Why You Can’t Be A Feminist If You Deny Class And Caste Privileges

Posted by Simran Keshwani in Society
October 18, 2017

“I am a feminist because of my upbringing.”

This statement, which appears to be very rational, came from a man who is at best a liberal who refuses to acknowledge privileges. It is actively echoed by a lot of women. Their solidarity may extend to gender, but not to class. Maybe because it is sexy to be a feminist, and damaging to profits to be anti-class and caste. Such men (and women) are part of the problem and here’s why.

Of course, the discourse one sees and hears at home matters in shaping our worldview, but the statement that feminism is based on upbringing is flawed.

What about those who grow up in underprivileged areas and do not have access to cultural capital and sound upbringing like we metropolitan elitists do? What about orphans? Refugees? People, who may not have had access to the same neat ideas of progressive liberal upbringing? As per this claim, they shouldn’t be feminists.

Anybody who uses the concept of “right kind of upbringing” is de-facto referring to all that they’ve received as part of a system that guarantees privileges, that drive on the backs of the underfed and exploited.

The way I see “upbringing” – it refers to an elitist nexus between having the right kind of social and cultural capital, owing to your ancestral inheritance (such as caste privileges which translate to amassing power and a share in wealth, pedagogy, etc).

“Why do you connect this with capitalism and wealth?” is what I was asked.

There are very viable (and deliberately socially engineered) differences between a kid whose ancestors were wealthy zamindars and an ST (Scheduled Tribe), and the kind of ‘upbringing’ the two have had. There is a history of exploitation that one must keep in mind addressing any question on inequality indices. To say that there are no differences between elitists and those below poverty line (BPL) is at best a statement only a crony capitalist would make.

Very often we tend to discount privileges while ascertaining somebody’s behaviour and ideological strands.

Also please tell me what is the “wrong kind of upbringing” and who makes us the locus standi at any point to infer from somebody’s subjective life experiences? The way I see that statement, it creates a clear categorical binary – any theory that’s based on an us vs. them, to me personally, is systemically divisive.
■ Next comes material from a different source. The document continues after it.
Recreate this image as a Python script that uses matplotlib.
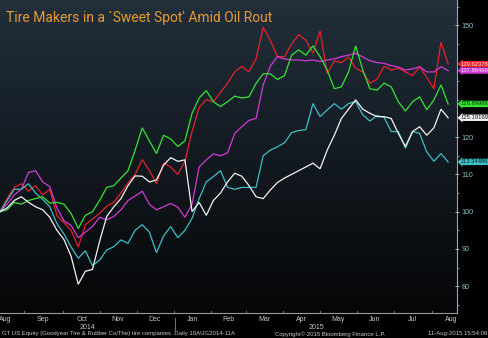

We are more than ever embedded in the privileges the system offers us – which is why any deconstruction of the system is radically opposed, called cynical and ‘myopic’.What the sensitive liberals want is even more humiliating – for somebody outside of the self to be responsible for the mess. If you want to be a feminist, recognise how your privilege works in oppressing hundreds of men and women daily, and how your complicity and denial are part of the problem.